= Dorothy Ruíz Martínez =

Mexican-American engineer

Dorothy Ruíz-Martínez is a Mexican-American aerospace engineer who works for National Aeronautics and Space Administration (NASA) at the Lyndon B. Johnson Space Center in Houston, Texas.

==Biography==
She was born in Texas, and was raised by her grandparents in Matehuala, San Luis Potosí, Mexico, until she moved to the United States at age 16. During her childhood, she witnessed the tragedy of the Space Shuttle Challenger on television; this event fueled her curiosity about rockets and aerospace engineering.

===Education===
She went to high school in the state of Texas, attended the University of Oklahoma, and transferred to Texas A & M University in College Station, Texas, graduating with a B.S. degree in Aerospace Engineering.

===NASA===
In 1998, she interned via the Langley Aerospace Research Summer Scholars program at NASA Langley Research Center in Virginia.

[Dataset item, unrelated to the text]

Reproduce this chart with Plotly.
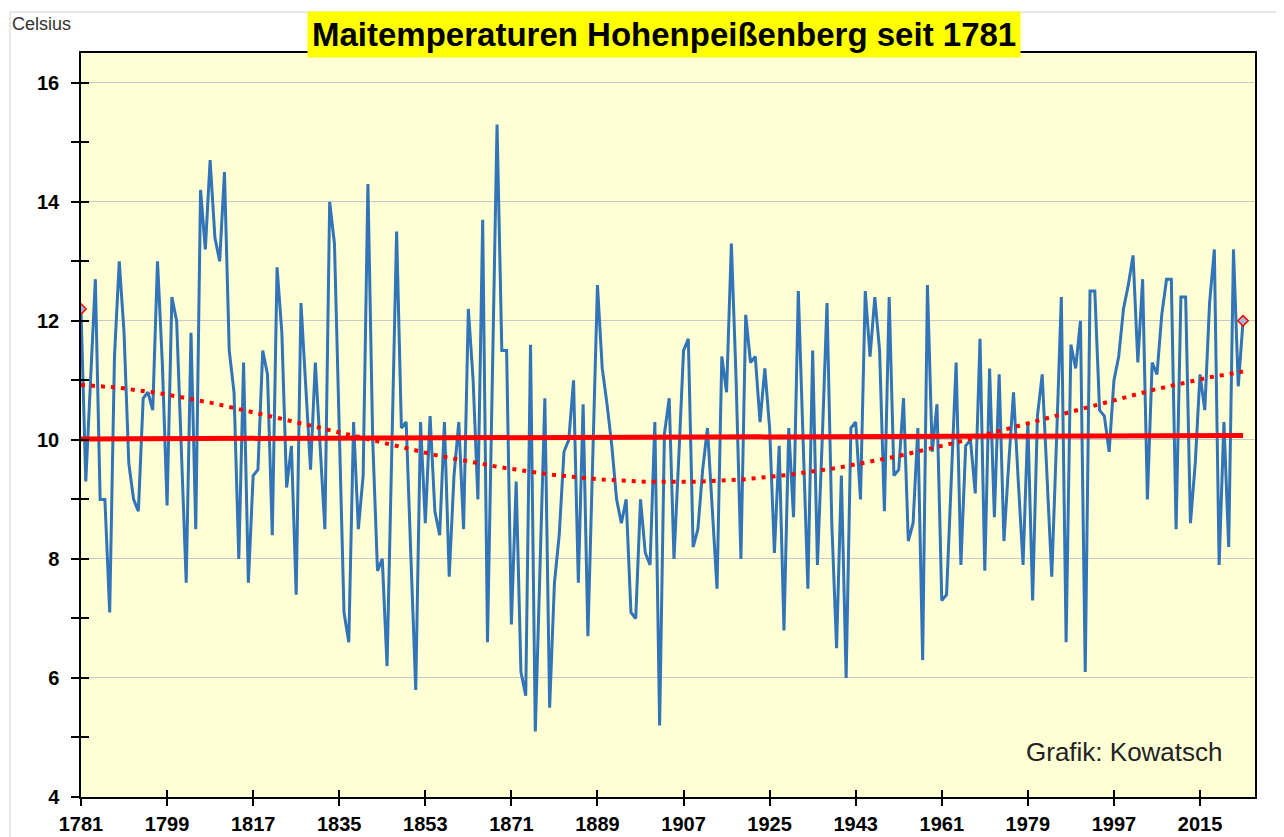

After graduating from college, she became an instructor for the GNC & Control Propulsion systems of the Space Shuttle, training flight controllers and astronauts She later worked 12 shuttle missions as a Real-Time Planning Engineer (RPE) contributing along with other engineers and scientist to the final assembly of the International Space Station.

In 2008, she worked in Moscow and at the Russian Mission Control Center as the planning liaison between NASA and the Russian Space Agency. Since March 2013, she worked as a Ground Controller in Mission Control Center, a flight controller position known by the call sign of Houston-GC. The Houston-GC manages the ground communication systems and interfaces between the space vehicles and the earth. Four years later, she became a GC Instructor, and then the GC Training Lead for the Ground Control group. She currently works in the Mission Control Center Systems branch, helping oversee the management and maintenance of the ground systems that support space flight operations.

===Other projects===
She volunteered for the Engineers Without Borders, Johnson Space Center Chapter.

==Acknowledgments==
Her story was included in the book Stories for Rebel Girls (Editorial Planeta) in 2021.